Nor is the reward meager. Given a long-range perspective, Smith says, the market tends to provide a total return of between 4 and 5 percent over inflation. The same long-range return holds true with bonds, he says. Given inflation of about 4 percent and long rates on bonds of around 9 percent, there is a return of 5 percent or so, which, he says, is ``very attractive.''

But his call for a return of the small investor continues to be ignored. Thousands of investors fled the market after last year's tailspin. Indeed, trading tends to stay in a rut - the iron trough noted above of about 2,100 points, with no apparent breakout on the horizon. Last week the Dow industrials closed down 17.07 points, at 2,133.18. Much of the trading that did occur was related to takeover efforts, although some high-tech stocks - including Digital Equipment, IBM, Compaq, and Motorola - posted some modest gains.
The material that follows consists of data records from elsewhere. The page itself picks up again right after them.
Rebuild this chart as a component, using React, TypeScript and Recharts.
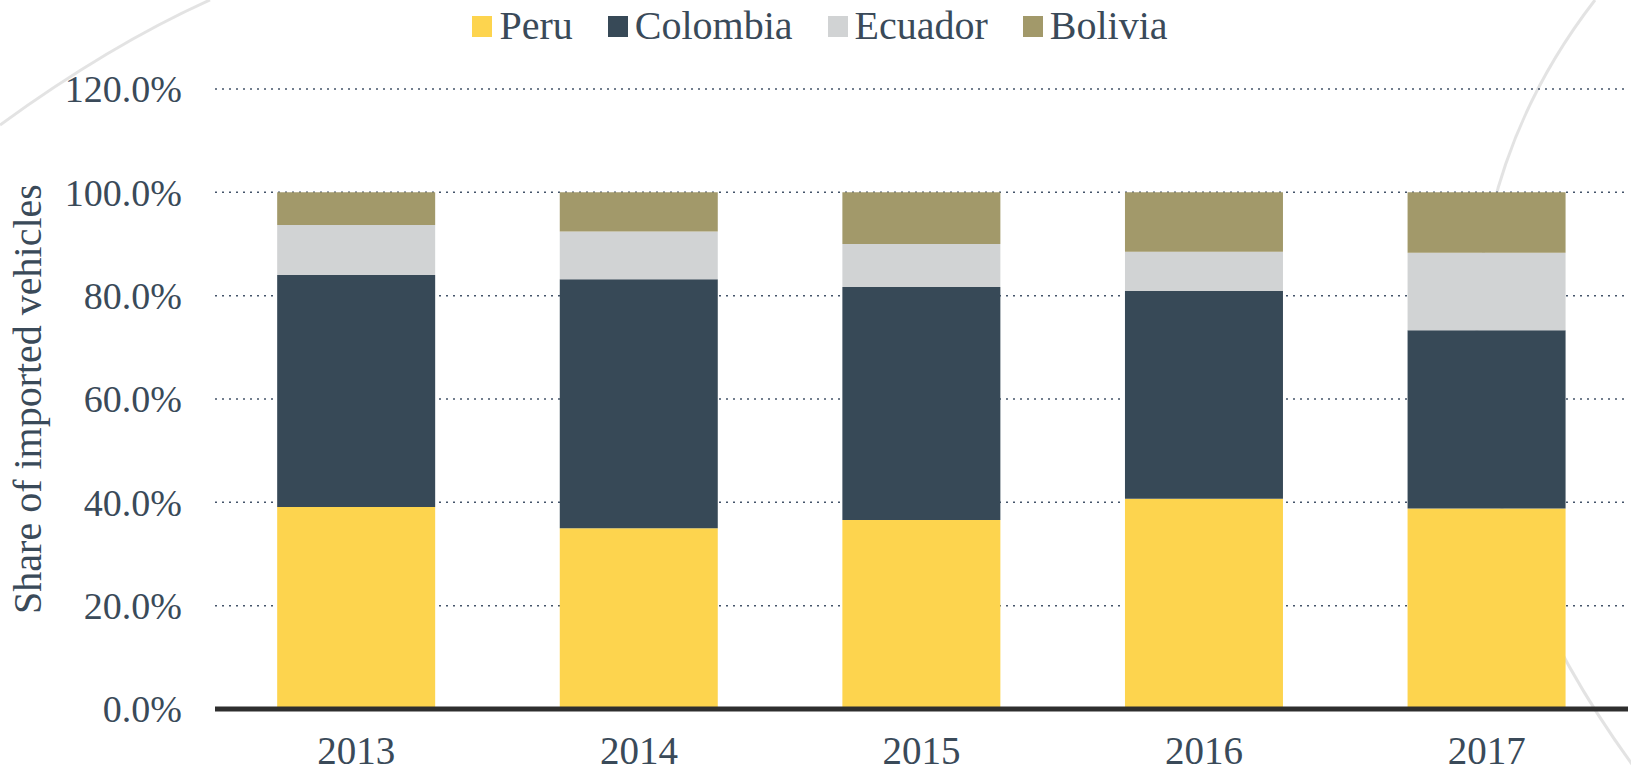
import React from "react";
import {
  BarChart,
  Bar,
  XAxis,
  YAxis,
  CartesianGrid,
  Legend,
} from "recharts";

// values (share of imported vehicles, %)
const years = ["2013", "2014", "2015", "2016", "2017"];
const peru = [39.1, 35.0, 36.6, 40.7, 38.8];
const colombia = [44.9, 48.2, 45.1, 40.2, 34.5];
const ecuador = [9.7, 9.2, 8.3, 7.6, 15.0];
const bolivia = [6.3, 7.6, 10.0, 11.5, 11.7];
const yTicks = [0, 20, 40, 60, 80, 100, 120];

const series = [
  { key: "Peru", values: peru, color: "#FDD44E" },
  { key: "Colombia", values: colombia, color: "#374957" },
  { key: "Ecuador", values: ecuador, color: "#D1D3D4" },
  { key: "Bolivia", values: bolivia, color: "#A2996A" },
];

const data = years.map((y, i) => {
  const row: Record<string, any> = { year: y };
  series.forEach((s) => (row[s.key] = s.values[i]));
  return row;
});

const W = 1631;
const H = 773;
const TEXT = "#3A4A59";
const FONT = '"Liberation Serif", "Times New Roman", serif';

function LegendContent() {
  return (
    <div
      style={{
        display: "flex",
        justifyContent: "center",
        alignItems: "center",
        height: 52,
        paddingLeft: 9,
        fontFamily: FONT,
        fontSize: 40,
        color: TEXT,
      }}
    >
      {series.map((s, i) => (
        <div
          key={s.key}
          style={{ display: "flex", alignItems: "center", marginLeft: i === 0 ? 0 : 35 }}
        >
          <span style={{ width: 20, height: 21, background: s.color, marginRight: 7, display: "inline-block" }} />
          <span style={{ lineHeight: "40px" }}>{s.key}</span>
        </div>
      ))}
    </div>
  );
}

function YTitle(props: any) {
  const vb = props.viewBox || {};
  const cy = vb.y + vb.height / 2;
  return (
    <text
      x={41}
      y={cy}
      transform={`rotate(-90 41 ${cy})`}
      textAnchor="middle"
      fill={TEXT}
      style={{ fontFamily: FONT, fontSize: 40 }}
    >
      Share of imported vehicles
    </text>
  );
}

export default function App() {
  return (
    <div style={{ position: "absolute", left: 0, top: 0, width: W, height: H, background: "#fff", overflow: "hidden" }}>
      {/* faint background arcs */}
      <svg width={W} height={H} style={{ position: "absolute", left: 0, top: 0 }}>
        <path d="M 210 0 Q 110 45 0 125" fill="none" stroke="#d0d0d0" strokeWidth={3} opacity={0.6} />
        <path d="M 1595 0 C 1440 200, 1420 480, 1640 775" fill="none" stroke="#d0d0d0" strokeWidth={3} opacity={0.6} />
      </svg>
      <div style={{ position: "absolute", left: 0, top: 0 }}>
        <BarChart
          width={W}
          height={H}
          data={data}
          margin={{ top: 37, right: 3, bottom: 4, left: 0 }}
          barCategoryGap="22%"
        >
          <CartesianGrid
            vertical={false}
            stroke="#44546A"
            strokeWidth={1.5}
            strokeDasharray="2 5"
          />
          <XAxis
            dataKey="year"
            height={60}
            axisLine={{ stroke: "#2E2E2E", strokeWidth: 5 }}
            tickLine={false}
            tickSize={0}
            tickMargin={27}
            tick={{ fill: TEXT, fontSize: 39, fontFamily: FONT }}
          />
          <YAxis
            width={215}
            domain={[0, 120]}
            ticks={yTicks}
            interval={0}
            axisLine={false}
            tickLine={false}
            tickSize={0}
            tickMargin={33}
            tickFormatter={(v: number) => v.toFixed(1) + "%"}
            tick={{ fill: TEXT, fontSize: 38, fontFamily: FONT }}
            label={<YTitle />}
          />
          <Legend
            verticalAlign="top"
            content={<LegendContent />}
            wrapperStyle={{ top: 0, left: 0, width: W, height: 52 }}
          />
          {series.map((s) => (
            <Bar
              key={s.key}
              dataKey={s.key}
              stackId="a"
              fill={s.color}
              isAnimationActive={false}
            />
          ))}
        </BarChart>
      </div>
    </div>
  );
}
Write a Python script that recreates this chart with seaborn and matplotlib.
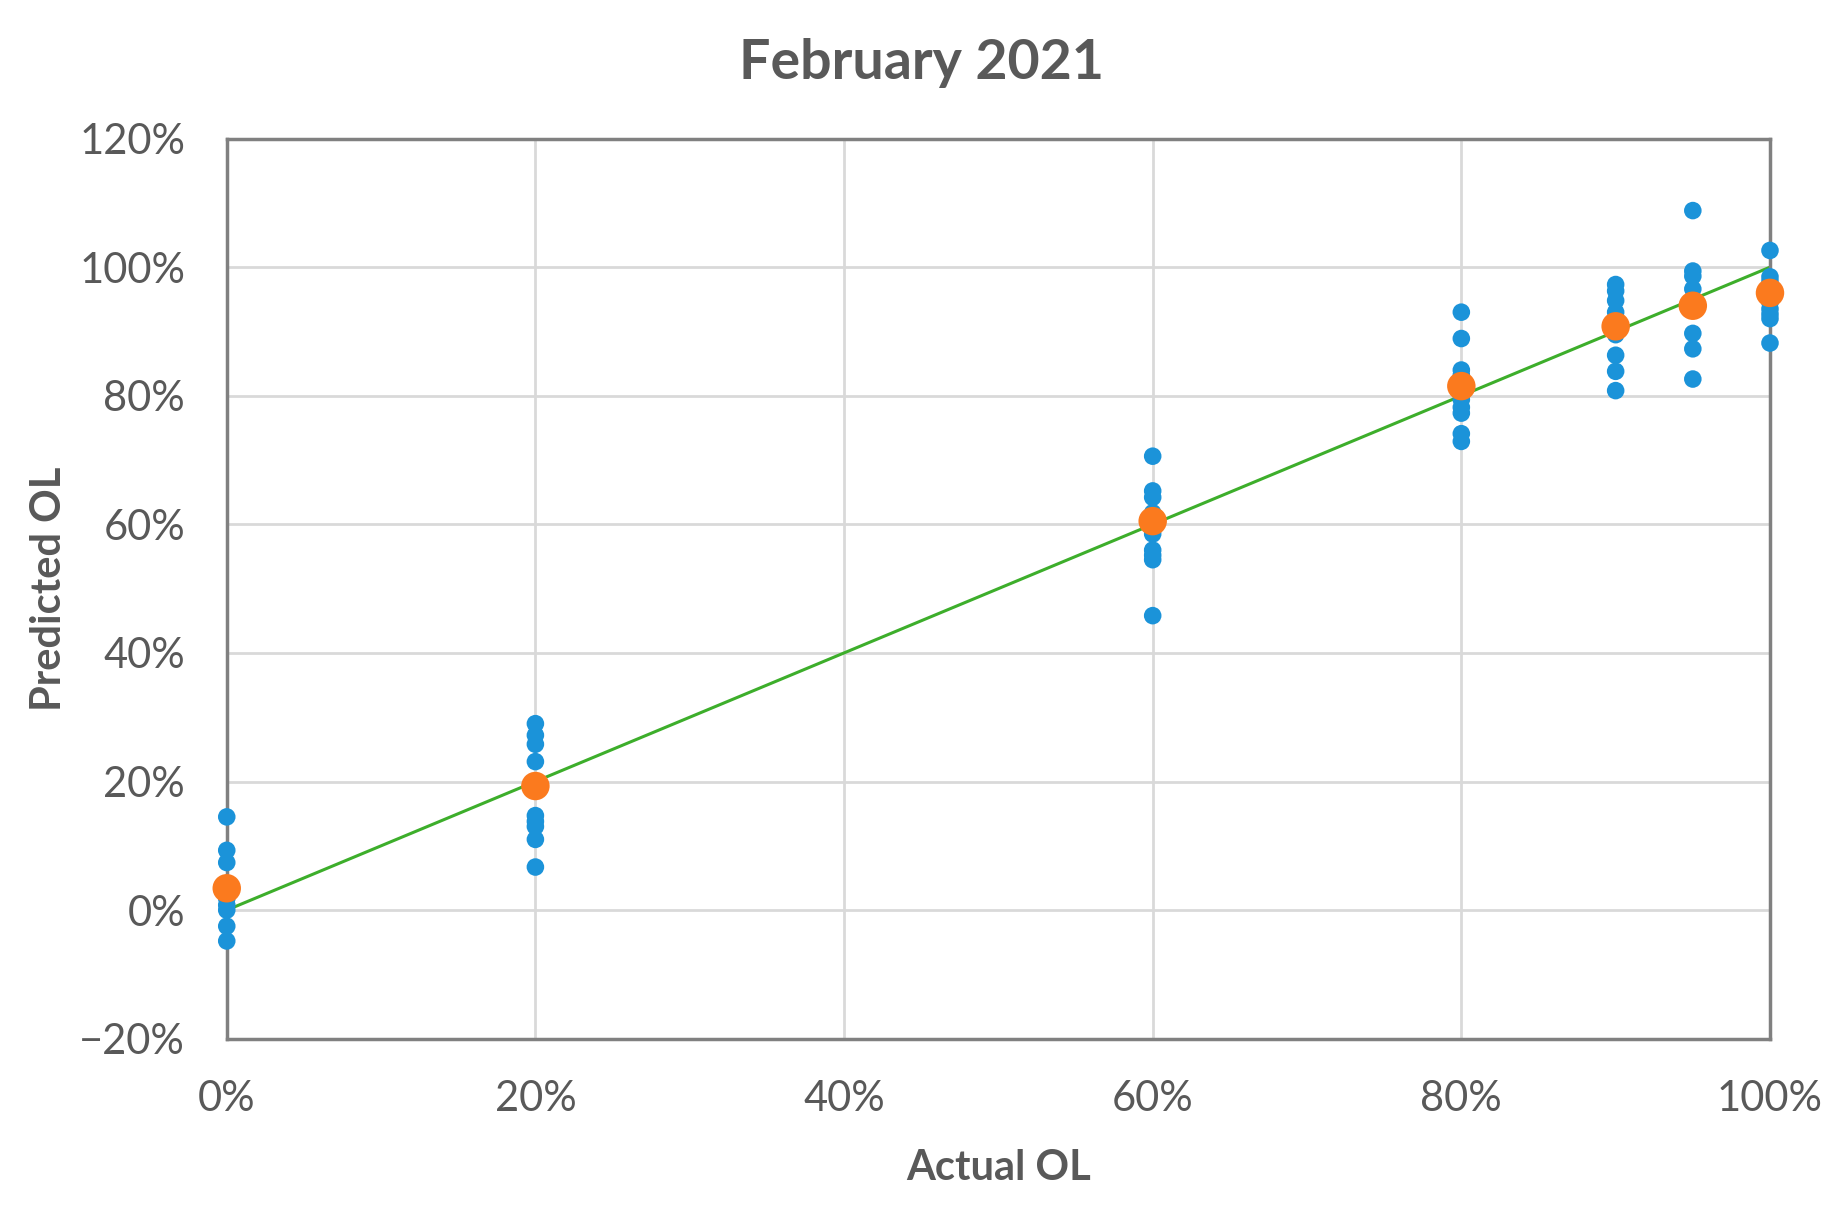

One trading area that may warrant special selectivity at present, given continued economic uncertainty and the flight of investors from blue-chip and big-company stocks, involves so-called ``small cap'' companies. These are companies with small capitalizations, ``such as $500 million or less,'' says Peter Thompson, a market strategist with Kidder, Peabody & Co. Small-cap firms, which tend to trade on the over-the-counter market, are generally believed to do particularly well during periods of sustained or rapid economic growth.